**** Material provided ****

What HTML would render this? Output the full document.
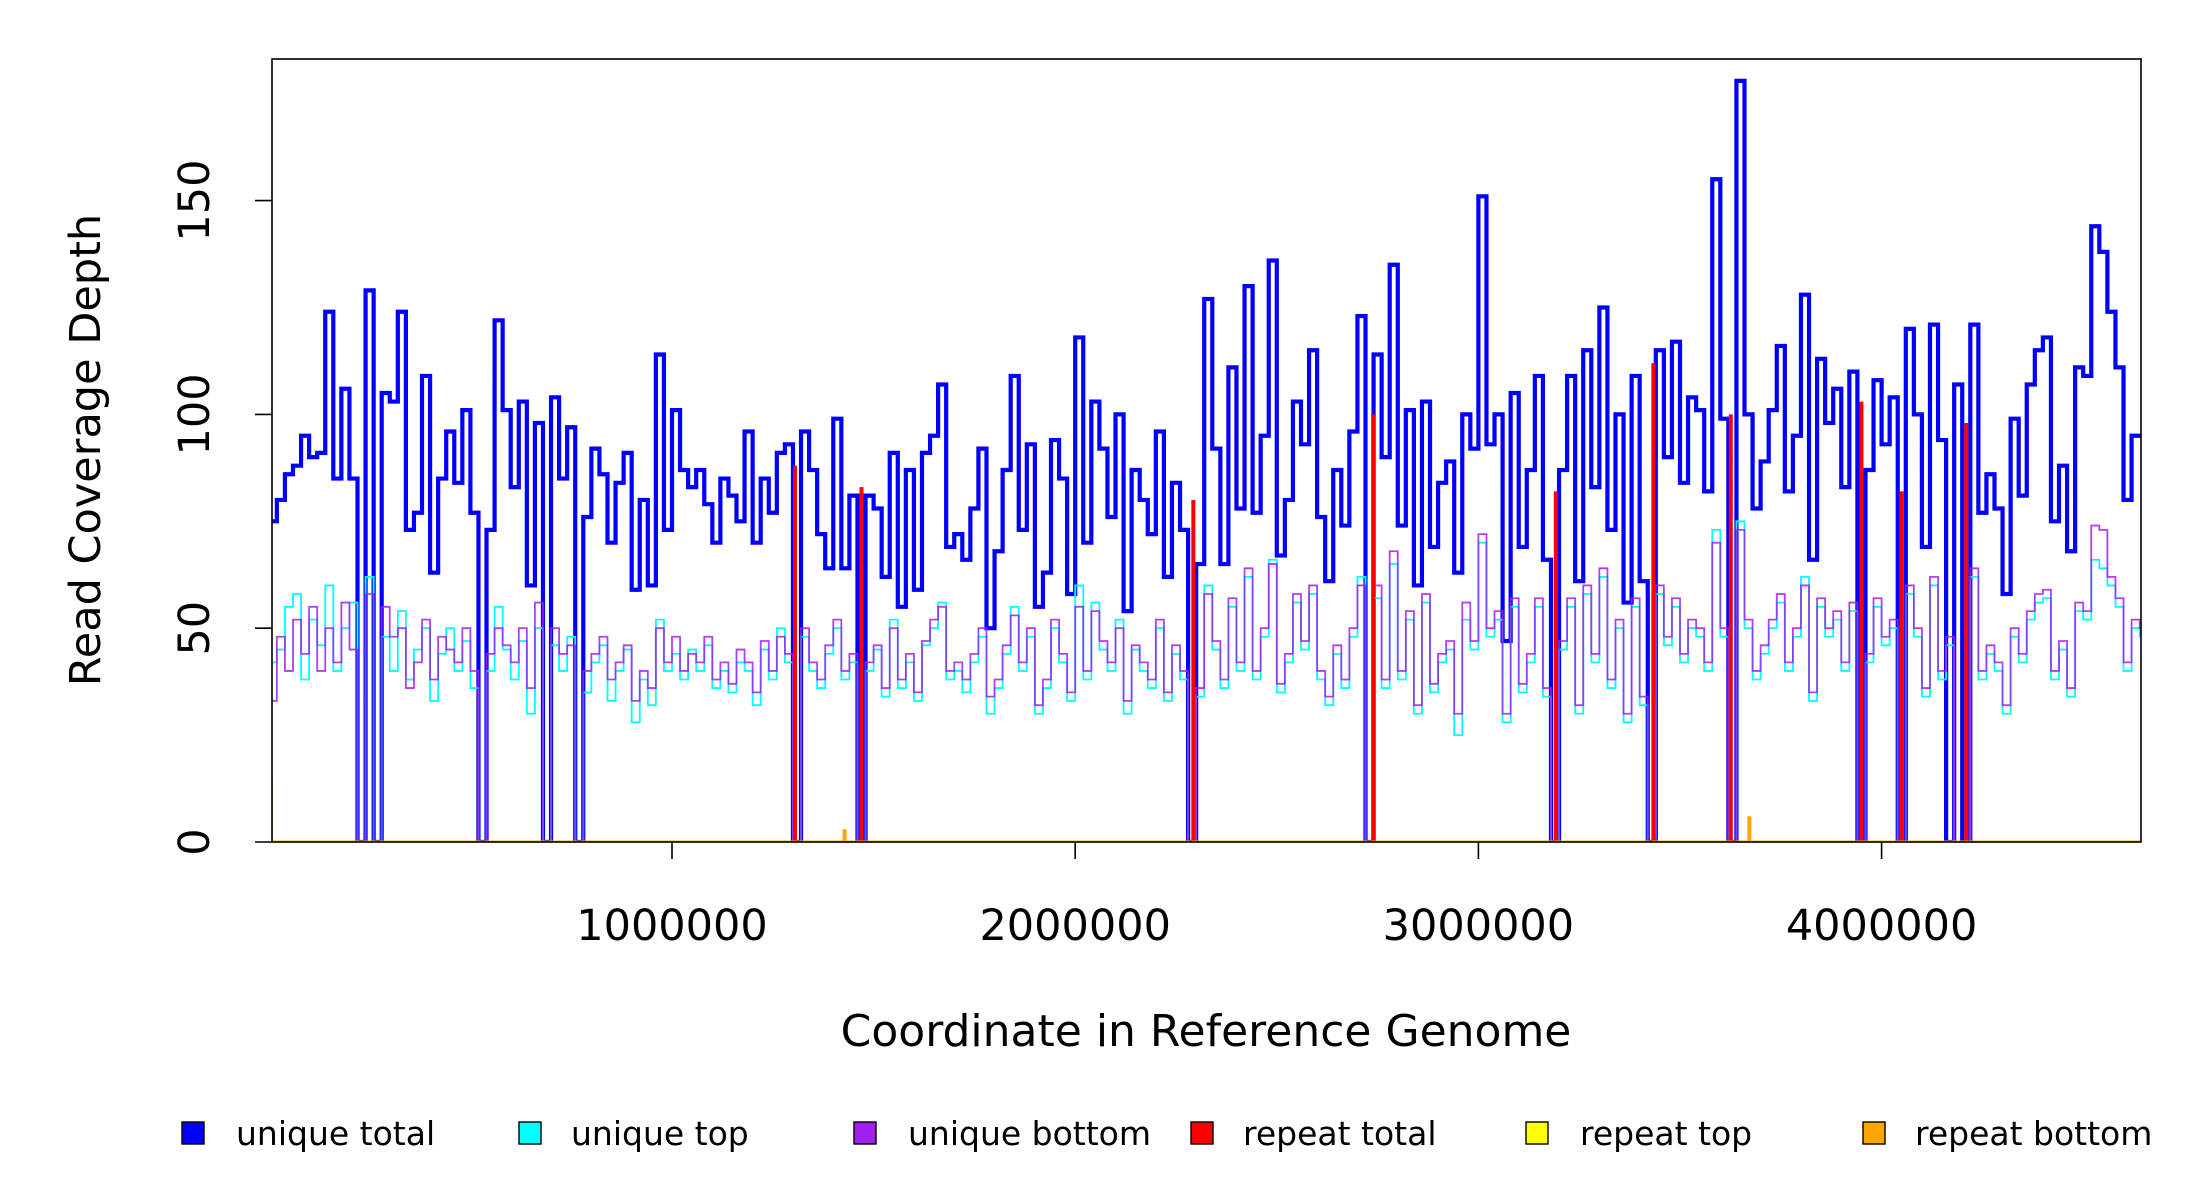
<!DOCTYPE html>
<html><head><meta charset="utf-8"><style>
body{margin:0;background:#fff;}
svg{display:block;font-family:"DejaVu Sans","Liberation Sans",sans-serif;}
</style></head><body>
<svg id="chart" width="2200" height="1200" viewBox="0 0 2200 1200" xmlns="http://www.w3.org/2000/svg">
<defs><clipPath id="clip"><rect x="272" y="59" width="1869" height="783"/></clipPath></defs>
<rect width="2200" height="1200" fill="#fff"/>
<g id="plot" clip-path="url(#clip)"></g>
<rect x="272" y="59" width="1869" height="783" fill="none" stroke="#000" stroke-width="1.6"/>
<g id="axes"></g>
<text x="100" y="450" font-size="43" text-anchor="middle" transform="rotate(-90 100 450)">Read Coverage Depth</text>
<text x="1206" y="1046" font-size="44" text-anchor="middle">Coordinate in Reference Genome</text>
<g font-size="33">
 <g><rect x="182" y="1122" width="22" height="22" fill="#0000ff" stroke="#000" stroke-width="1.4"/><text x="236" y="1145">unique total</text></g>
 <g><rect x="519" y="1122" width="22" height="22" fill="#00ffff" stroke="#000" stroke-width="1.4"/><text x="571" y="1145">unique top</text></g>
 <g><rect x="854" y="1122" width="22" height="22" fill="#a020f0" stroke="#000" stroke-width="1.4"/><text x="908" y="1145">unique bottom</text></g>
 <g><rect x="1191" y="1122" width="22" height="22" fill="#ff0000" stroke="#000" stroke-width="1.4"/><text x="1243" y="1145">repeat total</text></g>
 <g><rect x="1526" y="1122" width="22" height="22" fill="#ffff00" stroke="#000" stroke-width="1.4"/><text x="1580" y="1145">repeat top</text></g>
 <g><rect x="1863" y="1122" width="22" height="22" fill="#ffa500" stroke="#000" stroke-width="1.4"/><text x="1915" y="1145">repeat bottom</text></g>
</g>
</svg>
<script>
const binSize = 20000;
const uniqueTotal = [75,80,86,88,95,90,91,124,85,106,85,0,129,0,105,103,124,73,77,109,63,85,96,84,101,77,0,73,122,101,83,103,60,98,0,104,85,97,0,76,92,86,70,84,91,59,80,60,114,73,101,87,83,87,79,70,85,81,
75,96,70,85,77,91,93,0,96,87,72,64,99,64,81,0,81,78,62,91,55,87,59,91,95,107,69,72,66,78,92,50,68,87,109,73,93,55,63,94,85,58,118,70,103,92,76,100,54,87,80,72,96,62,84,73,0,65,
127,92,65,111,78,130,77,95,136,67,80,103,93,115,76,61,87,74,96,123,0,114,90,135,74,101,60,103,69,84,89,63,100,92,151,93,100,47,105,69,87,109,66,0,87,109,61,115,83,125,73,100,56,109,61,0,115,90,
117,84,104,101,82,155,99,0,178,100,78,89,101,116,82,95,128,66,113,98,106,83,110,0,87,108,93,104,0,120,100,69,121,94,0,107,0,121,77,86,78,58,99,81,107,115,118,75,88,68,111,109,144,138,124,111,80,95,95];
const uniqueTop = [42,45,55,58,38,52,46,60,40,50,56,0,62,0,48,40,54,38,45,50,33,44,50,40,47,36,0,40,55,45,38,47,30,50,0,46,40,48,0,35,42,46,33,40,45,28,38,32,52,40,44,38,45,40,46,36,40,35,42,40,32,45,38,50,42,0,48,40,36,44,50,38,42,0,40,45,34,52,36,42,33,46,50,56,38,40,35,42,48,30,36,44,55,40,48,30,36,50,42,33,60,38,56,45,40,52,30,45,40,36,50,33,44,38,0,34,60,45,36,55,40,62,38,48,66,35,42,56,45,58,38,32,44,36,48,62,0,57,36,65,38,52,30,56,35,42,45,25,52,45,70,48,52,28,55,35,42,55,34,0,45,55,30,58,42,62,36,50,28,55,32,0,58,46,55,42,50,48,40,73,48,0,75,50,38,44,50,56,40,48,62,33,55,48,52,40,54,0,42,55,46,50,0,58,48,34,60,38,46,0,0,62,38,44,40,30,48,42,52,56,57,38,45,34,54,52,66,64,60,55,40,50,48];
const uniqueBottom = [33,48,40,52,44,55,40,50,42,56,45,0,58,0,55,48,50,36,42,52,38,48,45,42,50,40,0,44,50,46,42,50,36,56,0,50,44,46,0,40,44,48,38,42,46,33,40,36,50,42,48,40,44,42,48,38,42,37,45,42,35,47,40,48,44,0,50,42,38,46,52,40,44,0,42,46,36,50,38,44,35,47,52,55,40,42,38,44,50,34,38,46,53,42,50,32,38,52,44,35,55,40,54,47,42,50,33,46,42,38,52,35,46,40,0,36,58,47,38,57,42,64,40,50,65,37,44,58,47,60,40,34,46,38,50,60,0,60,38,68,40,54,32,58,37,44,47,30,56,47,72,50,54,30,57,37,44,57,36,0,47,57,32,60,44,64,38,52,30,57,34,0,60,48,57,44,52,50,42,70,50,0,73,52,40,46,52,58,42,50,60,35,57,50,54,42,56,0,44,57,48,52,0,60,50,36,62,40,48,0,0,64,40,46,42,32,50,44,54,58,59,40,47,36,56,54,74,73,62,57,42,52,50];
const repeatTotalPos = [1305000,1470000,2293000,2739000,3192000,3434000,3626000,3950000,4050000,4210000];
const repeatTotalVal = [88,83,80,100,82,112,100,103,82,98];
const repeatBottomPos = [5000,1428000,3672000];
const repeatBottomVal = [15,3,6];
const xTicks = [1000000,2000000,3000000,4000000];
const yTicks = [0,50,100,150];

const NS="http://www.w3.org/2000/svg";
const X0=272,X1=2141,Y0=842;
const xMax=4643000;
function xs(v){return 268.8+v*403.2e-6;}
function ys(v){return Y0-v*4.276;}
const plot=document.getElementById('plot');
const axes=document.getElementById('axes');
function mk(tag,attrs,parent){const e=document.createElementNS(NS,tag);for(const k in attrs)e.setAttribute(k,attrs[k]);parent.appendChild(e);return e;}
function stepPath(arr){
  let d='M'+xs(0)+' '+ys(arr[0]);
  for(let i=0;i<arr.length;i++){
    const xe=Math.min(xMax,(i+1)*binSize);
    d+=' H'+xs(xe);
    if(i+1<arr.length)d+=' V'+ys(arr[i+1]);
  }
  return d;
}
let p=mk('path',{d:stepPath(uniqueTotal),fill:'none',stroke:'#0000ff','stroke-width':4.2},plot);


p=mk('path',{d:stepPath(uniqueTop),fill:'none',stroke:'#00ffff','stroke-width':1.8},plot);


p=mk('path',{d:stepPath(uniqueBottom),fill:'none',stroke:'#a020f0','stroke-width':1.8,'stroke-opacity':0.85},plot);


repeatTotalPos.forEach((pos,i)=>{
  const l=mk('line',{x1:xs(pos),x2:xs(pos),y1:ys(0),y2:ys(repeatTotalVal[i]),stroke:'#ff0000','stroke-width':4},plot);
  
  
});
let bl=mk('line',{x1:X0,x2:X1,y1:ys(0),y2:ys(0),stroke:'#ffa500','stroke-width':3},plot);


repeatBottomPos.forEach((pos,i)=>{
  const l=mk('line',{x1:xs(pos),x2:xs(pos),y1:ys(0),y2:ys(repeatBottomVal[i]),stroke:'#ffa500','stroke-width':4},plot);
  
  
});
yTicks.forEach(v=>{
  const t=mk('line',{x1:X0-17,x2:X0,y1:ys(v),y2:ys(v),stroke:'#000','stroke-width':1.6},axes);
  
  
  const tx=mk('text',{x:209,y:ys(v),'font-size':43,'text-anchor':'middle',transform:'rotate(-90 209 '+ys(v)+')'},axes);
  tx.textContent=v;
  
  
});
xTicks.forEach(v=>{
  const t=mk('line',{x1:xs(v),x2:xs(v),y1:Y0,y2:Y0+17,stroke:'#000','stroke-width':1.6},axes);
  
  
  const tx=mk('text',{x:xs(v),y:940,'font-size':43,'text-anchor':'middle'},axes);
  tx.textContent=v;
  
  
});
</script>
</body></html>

****

Aim of the task ▸ Extract lines where the string "document" occurs.

Response to the task ▸
What HTML would render this? Output the full document.
const plot=document.getElementById('plot');
const axes=document.getElementById('axes');
function mk(tag,attrs,parent){const e=document.createElementNS(NS,tag);for(const k in attrs)e.setAttribute(k,attrs[k]);parent.appendChild(e);return e;}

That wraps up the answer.